TASK BRIEF: Give the listing again character for character, but drop the images.

[start]

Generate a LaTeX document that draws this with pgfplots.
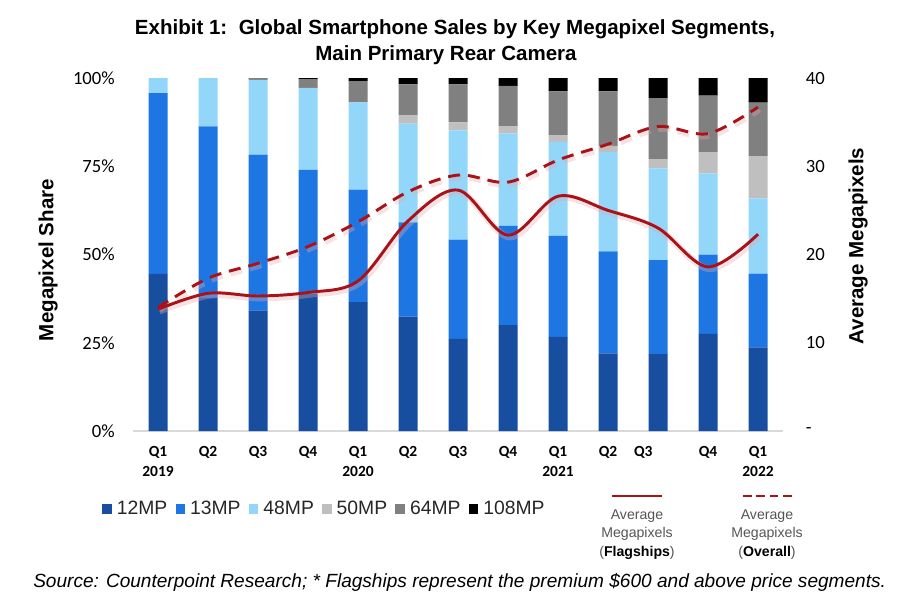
\documentclass[border=0pt]{standalone}
\usepackage{fontspec}
\setmainfont{Liberation Sans}
\newfontfamily\calibri{Carlito}
\usepackage{pgfplots}
\pgfplotsset{compat=1.18}
\definecolor{cA}{RGB}{24,78,160}
\definecolor{cB}{RGB}{30,118,226}
\definecolor{cC}{RGB}{146,214,250}
\definecolor{cD}{RGB}{191,191,191}
\definecolor{cE}{RGB}{128,128,128}
\definecolor{cF}{RGB}{0,0,0}
\definecolor{dred}{RGB}{170,18,25}
\definecolor{lgray}{RGB}{85,85,85}
\begin{document}
\begin{tikzpicture}
\path[use as bounding box] (0pt,0pt) rectangle (675pt,-459pt);
\begin{axis}[
  at={(99.75pt,-323.25pt)}, anchor=south west,
  scale only axis, width=487.5pt, height=264.75pt,
  ybar stacked, bar width=14.25pt,
  xmin=-0.5, xmax=12.5, ymin=0, ymax=100,
  xtick={0,...,12},
  xticklabels={{Q1\\2019},Q2,Q3,Q4,{Q1\\2020},Q2,Q3,Q4,{Q1\\2021},Q2,{\kern-11pt Q3\kern11pt},Q4,{Q1\\2022}},
  ytick={0,25,50,75,100},
  yticklabels={0\%,25\%,50\%,75\%,100\%},
  /pgf/number format/assume math mode=true,
  major tick length=0pt,
  axis x line*=bottom, axis y line*=left,
  separate axis lines,
  x axis line style={draw=black!15, line width=0.8pt, -},
  y axis line style={draw=none},
  xticklabel style={font=\calibri\bfseries\fontsize{11.6}{14.5}\selectfont, align=center, inner sep=0pt, anchor=north, yshift=-11.5pt},
  yticklabel style={font=\calibri\fontsize{14}{16}\selectfont, inner sep=0pt, anchor=east, xshift=-13.5pt},
  legend columns=6,
  legend style={at={(-0.0477,-0.221)}, anchor=west, draw=none, fill=none, inner sep=0pt,
    font=\fontsize{14.5}{16}\selectfont, text=black!85,
    nodes={inner sep=1.2pt},
    /tikz/every odd column/.append style={column sep=2.5pt},
    /tikz/every even column/.append style={column sep=5pt}},
  legend image code/.code={\fill[#1] (0pt,-3.6pt) rectangle (7.2pt,3.6pt);},
]
\addplot[fill=cA, draw=none] coordinates {(0,44.5) (1,37.7) (2,34.2) (3,39.0) (4,36.5) (5,32.4) (6,26.1) (7,30.0) (8,26.7) (9,22.0) (10,21.8) (11,27.5) (12,23.7)};
\addlegendentry{12MP}
\addplot[fill=cB, draw=none] coordinates {(0,51.2) (1,48.6) (2,44.1) (3,35.0) (4,31.9) (5,26.7) (6,28.1) (7,28.1) (8,28.6) (9,28.9) (10,26.6) (11,22.5) (12,20.9)};
\addlegendentry{13MP}
\addplot[fill=cC, draw=none] coordinates {(0,4.3) (1,13.7) (2,21.2) (3,23.2) (4,24.7) (5,28.0) (6,31.0) (7,26.2) (8,26.6) (9,28.1) (10,26.0) (11,23.0) (12,21.3)};
\addlegendentry{48MP}
\addplot[fill=cD, draw=none] coordinates {(0,0) (1,0) (2,0) (3,0) (4,0) (5,2.4) (6,2.2) (7,2.1) (8,1.9) (9,1.7) (10,2.6) (11,6.0) (12,12.0)};
\addlegendentry{50MP}
\addplot[fill=cE, draw=none] coordinates {(0,0) (1,0) (2,0.5) (3,2.5) (4,6.0) (5,8.7) (6,10.8) (7,11.4) (8,12.4) (9,15.5) (10,17.3) (11,16.0) (12,15.1)};
\addlegendentry{64MP}
\addplot[fill=cF, draw=none] coordinates {(0,0) (1,0) (2,0) (3,0.3) (4,0.9) (5,1.8) (6,1.8) (7,2.2) (8,3.8) (9,3.8) (10,5.7) (11,5.0) (12,7.0)};
\addlegendentry{108MP}
\end{axis}
\begin{axis}[
  at={(99.75pt,-323.25pt)}, anchor=south west,
  scale only axis, width=487.5pt, height=264.75pt,
  xmin=-0.5, xmax=12.5, ymin=0, ymax=40,
  axis x line=none, axis y line*=right,
  y axis line style={draw=none},
  ytick={0,10,20,30,40},
  yticklabels={-,10,20,30,40},
  /pgf/number format/assume math mode=true,
  major tick length=0pt,
  yticklabel style={font=\calibri\fontsize{14}{16}\selectfont, inner sep=0pt, anchor=west, xshift=17pt},
]
\addplot[dred!35, opacity=0.35, line width=5pt, smooth, tension=0.55, yshift=-1.5pt, xshift=1pt, dash pattern=on 9pt off 6pt] coordinates {(0,14.0) (1,17.3) (2,19.0) (3,20.9) (4,23.7) (5,27.1) (6,29.0) (7,28.2) (8,30.7) (9,32.5) (10,34.5) (11,33.7) (12,36.7)};
\addplot[dred!35, opacity=0.35, line width=5pt, smooth, tension=0.55, yshift=-1.5pt, xshift=1pt] coordinates {(0,13.8) (1,15.6) (2,15.3) (3,15.7) (4,17.0) (5,23.8) (6,27.3) (7,22.2) (8,26.6) (9,25.0) (10,23.0) (11,18.6) (12,22.3)};
\addplot[dred, line width=2.2pt, smooth, tension=0.55, dash pattern=on 9pt off 6pt] coordinates {(0,14.0) (1,17.3) (2,19.0) (3,20.9) (4,23.7) (5,27.1) (6,29.0) (7,28.2) (8,30.7) (9,32.5) (10,34.5) (11,33.7) (12,36.7)};
\addplot[dred, line width=2.2pt, smooth, tension=0.55] coordinates {(0,13.8) (1,15.6) (2,15.3) (3,15.7) (4,17.0) (5,23.8) (6,27.3) (7,22.2) (8,26.6) (9,25.0) (10,23.0) (11,18.6) (12,22.3)};
\end{axis}
\begin{scope}[x=0.75pt, y=-0.75pt]
\node[font=\bfseries\fontsize{15.4}{18}\selectfont] at (455,29) {Exhibit 1:\ \ Global Smartphone Sales by Key Megapixel Segments,};
\node[font=\bfseries\fontsize{15.4}{18}\selectfont] at (446,55) {Main Primary Rear Camera};
\node[rotate=90, font=\bfseries\fontsize{15.4}{18}\selectfont] at (48,260) {Megapixel Share};
\node[rotate=90, font=\bfseries\fontsize{15.4}{18}\selectfont] at (858,246) {Average Megapixels};
\draw[dred, line width=2.2pt] (612,496) -- (662,496);
\node[align=center, text=lgray, font=\fontsize{10.6}{13.9}\selectfont, anchor=north] at (637,505) {Average\\Megapixels\\(\textcolor{black}{\textbf{Flagships}})};
\draw[dred, line width=2.2pt, dash pattern=on 6.5pt off 3.5pt] (743,496) -- (792,496);
\node[align=center, text=lgray, font=\fontsize{10.6}{13.9}\selectfont, anchor=north] at (767,505) {Average\\Megapixels\\(\textcolor{black}{\textbf{Overall}})};
\node[anchor=west, font=\itshape\fontsize{14.3}{16}\selectfont, inner sep=0pt] at (33,582) {Source: Counterpoint Research; * Flagships represent the premium \$600 and above price segments.};
\end{scope}
\end{tikzpicture}
\end{document}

[end]

CORRECT RESPONSE:
Generate a LaTeX document that draws this with pgfplots.
\documentclass[border=0pt]{standalone}
\usepackage{fontspec}
\setmainfont{Liberation Sans}
\newfontfamily\calibri{Carlito}
\usepackage{pgfplots}
\pgfplotsset{compat=1.18}
\definecolor{cA}{RGB}{24,78,160}
\definecolor{cB}{RGB}{30,118,226}
\definecolor{cC}{RGB}{146,214,250}
\definecolor{cD}{RGB}{191,191,191}
\definecolor{cE}{RGB}{128,128,128}
\definecolor{cF}{RGB}{0,0,0}
\definecolor{dred}{RGB}{170,18,25}
\definecolor{lgray}{RGB}{85,85,85}
\begin{document}
\begin{tikzpicture}
\path[use as bounding box] (0pt,0pt) rectangle (675pt,-459pt);
\begin{axis}[
  at={(99.75pt,-323.25pt)}, anchor=south west,
  scale only axis, width=487.5pt, height=264.75pt,
  ybar stacked, bar width=14.25pt,
  xmin=-0.5, xmax=12.5, ymin=0, ymax=100,
  xtick={0,...,12},
  xticklabels={{Q1\\2019},Q2,Q3,Q4,{Q1\\2020},Q2,Q3,Q4,{Q1\\2021},Q2,{\kern-11pt Q3\kern11pt},Q4,{Q1\\2022}},
  ytick={0,25,50,75,100},
  yticklabels={0\%,25\%,50\%,75\%,100\%},
  /pgf/number format/assume math mode=true,
  major tick length=0pt,
  axis x line*=bottom, axis y line*=left,
  separate axis lines,
  x axis line style={draw=black!15, line width=0.8pt, -},
  y axis line style={draw=none},
  xticklabel style={font=\calibri\bfseries\fontsize{11.6}{14.5}\selectfont, align=center, inner sep=0pt, anchor=north, yshift=-11.5pt},
  yticklabel style={font=\calibri\fontsize{14}{16}\selectfont, inner sep=0pt, anchor=east, xshift=-13.5pt},
  legend columns=6,
  legend style={at={(-0.0477,-0.221)}, anchor=west, draw=none, fill=none, inner sep=0pt,
    font=\fontsize{14.5}{16}\selectfont, text=black!85,
    nodes={inner sep=1.2pt},
    /tikz/every odd column/.append style={column sep=2.5pt},
    /tikz/every even column/.append style={column sep=5pt}},
  legend image code/.code={\fill[#1] (0pt,-3.6pt) rectangle (7.2pt,3.6pt);},
]
\addplot[fill=cA, draw=none] coordinates {(0,44.5) (1,37.7) (2,34.2) (3,39.0) (4,36.5) (5,32.4) (6,26.1) (7,30.0) (8,26.7) (9,22.0) (10,21.8) (11,27.5) (12,23.7)};
\addlegendentry{12MP}
\addplot[fill=cB, draw=none] coordinates {(0,51.2) (1,48.6) (2,44.1) (3,35.0) (4,31.9) (5,26.7) (6,28.1) (7,28.1) (8,28.6) (9,28.9) (10,26.6) (11,22.5) (12,20.9)};
\addlegendentry{13MP}
\addplot[fill=cC, draw=none] coordinates {(0,4.3) (1,13.7) (2,21.2) (3,23.2) (4,24.7) (5,28.0) (6,31.0) (7,26.2) (8,26.6) (9,28.1) (10,26.0) (11,23.0) (12,21.3)};
\addlegendentry{48MP}
\addplot[fill=cD, draw=none] coordinates {(0,0) (1,0) (2,0) (3,0) (4,0) (5,2.4) (6,2.2) (7,2.1) (8,1.9) (9,1.7) (10,2.6) (11,6.0) (12,12.0)};
\addlegendentry{50MP}
\addplot[fill=cE, draw=none] coordinates {(0,0) (1,0) (2,0.5) (3,2.5) (4,6.0) (5,8.7) (6,10.8) (7,11.4) (8,12.4) (9,15.5) (10,17.3) (11,16.0) (12,15.1)};
\addlegendentry{64MP}
\addplot[fill=cF, draw=none] coordinates {(0,0) (1,0) (2,0) (3,0.3) (4,0.9) (5,1.8) (6,1.8) (7,2.2) (8,3.8) (9,3.8) (10,5.7) (11,5.0) (12,7.0)};
\addlegendentry{108MP}
\end{axis}
\begin{axis}[
  at={(99.75pt,-323.25pt)}, anchor=south west,
  scale only axis, width=487.5pt, height=264.75pt,
  xmin=-0.5, xmax=12.5, ymin=0, ymax=40,
  axis x line=none, axis y line*=right,
  y axis line style={draw=none},
  ytick={0,10,20,30,40},
  yticklabels={-,10,20,30,40},
  /pgf/number format/assume math mode=true,
  major tick length=0pt,
  yticklabel style={font=\calibri\fontsize{14}{16}\selectfont, inner sep=0pt, anchor=west, xshift=17pt},
]
\addplot[dred!35, opacity=0.35, line width=5pt, smooth, tension=0.55, yshift=-1.5pt, xshift=1pt, dash pattern=on 9pt off 6pt] coordinates {(0,14.0) (1,17.3) (2,19.0) (3,20.9) (4,23.7) (5,27.1) (6,29.0) (7,28.2) (8,30.7) (9,32.5) (10,34.5) (11,33.7) (12,36.7)};
\addplot[dred!35, opacity=0.35, line width=5pt, smooth, tension=0.55, yshift=-1.5pt, xshift=1pt] coordinates {(0,13.8) (1,15.6) (2,15.3) (3,15.7) (4,17.0) (5,23.8) (6,27.3) (7,22.2) (8,26.6) (9,25.0) (10,23.0) (11,18.6) (12,22.3)};
\addplot[dred, line width=2.2pt, smooth, tension=0.55, dash pattern=on 9pt off 6pt] coordinates {(0,14.0) (1,17.3) (2,19.0) (3,20.9) (4,23.7) (5,27.1) (6,29.0) (7,28.2) (8,30.7) (9,32.5) (10,34.5) (11,33.7) (12,36.7)};
\addplot[dred, line width=2.2pt, smooth, tension=0.55] coordinates {(0,13.8) (1,15.6) (2,15.3) (3,15.7) (4,17.0) (5,23.8) (6,27.3) (7,22.2) (8,26.6) (9,25.0) (10,23.0) (11,18.6) (12,22.3)};
\end{axis}
\begin{scope}[x=0.75pt, y=-0.75pt]
\node[font=\bfseries\fontsize{15.4}{18}\selectfont] at (455,29) {Exhibit 1:\ \ Global Smartphone Sales by Key Megapixel Segments,};
\node[font=\bfseries\fontsize{15.4}{18}\selectfont] at (446,55) {Main Primary Rear Camera};
\node[rotate=90, font=\bfseries\fontsize{15.4}{18}\selectfont] at (48,260) {Megapixel Share};
\node[rotate=90, font=\bfseries\fontsize{15.4}{18}\selectfont] at (858,246) {Average Megapixels};
\draw[dred, line width=2.2pt] (612,496) -- (662,496);
\node[align=center, text=lgray, font=\fontsize{10.6}{13.9}\selectfont, anchor=north] at (637,505) {Average\\Megapixels\\(\textcolor{black}{\textbf{Flagships}})};
\draw[dred, line width=2.2pt, dash pattern=on 6.5pt off 3.5pt] (743,496) -- (792,496);
\node[align=center, text=lgray, font=\fontsize{10.6}{13.9}\selectfont, anchor=north] at (767,505) {Average\\Megapixels\\(\textcolor{black}{\textbf{Overall}})};
\node[anchor=west, font=\itshape\fontsize{14.3}{16}\selectfont, inner sep=0pt] at (33,582) {Source: Counterpoint Research; * Flagships represent the premium \$600 and above price segments.};
\end{scope}
\end{tikzpicture}
\end{document}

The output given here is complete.